Like that little post card says, “Thank you for submitting your resume. We are currently evaluating your qualifications. Due to the large number of responses, we will not be able to get back to you any time soon.” (If ever) Do you really consider that job available? You would probably do better by buying a lottery ticket.
The other reason these jobs are not really available is because while Human Resources is reading resumes, some headhunter has met with the hiring manager, submitted three candidates, and is helping one of them evaluate an offer. Human Resources might not even know this is happening. Beep! Time’s up. On to the next resume data base. Spend your time deciding where you would like to work and then finding the decision maker for where you want to work – send your resume to them and request an interview.

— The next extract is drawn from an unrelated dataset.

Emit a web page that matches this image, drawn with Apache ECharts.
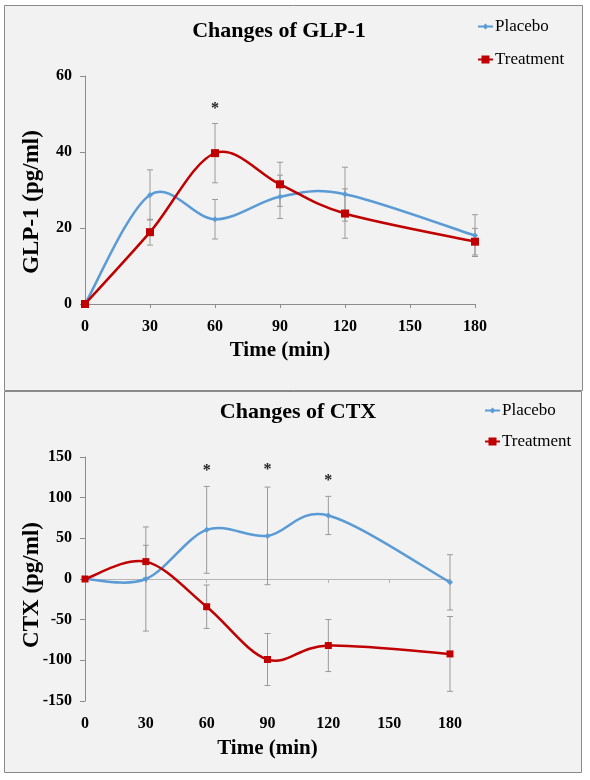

Mistake #3 – Under-emphasizing, or neglecting your worth
Your worth is what makes an employer want to hire you – not your “tasks and duties.” Your worth is determined by the value you offer the employer. That means you have to take the initiative in your job hunt. An employer cannot extract value from you — you must offer it to them. You can only offer value if you know what the employer considers valuable. That means conducting a lot of research up front, before you approach any employer.

Earn an interview by establishing the value you offer before any meetings with the employer take place. The bottom line in any business enterprise is profit. It’s the thing that enables us to survive to work — and succeed — yet another day. Your job hunt is a business enterprise. If it doesn’t promise profit for the prospective employer, it won’t produce profit — in the form of a healthy job offer — for you.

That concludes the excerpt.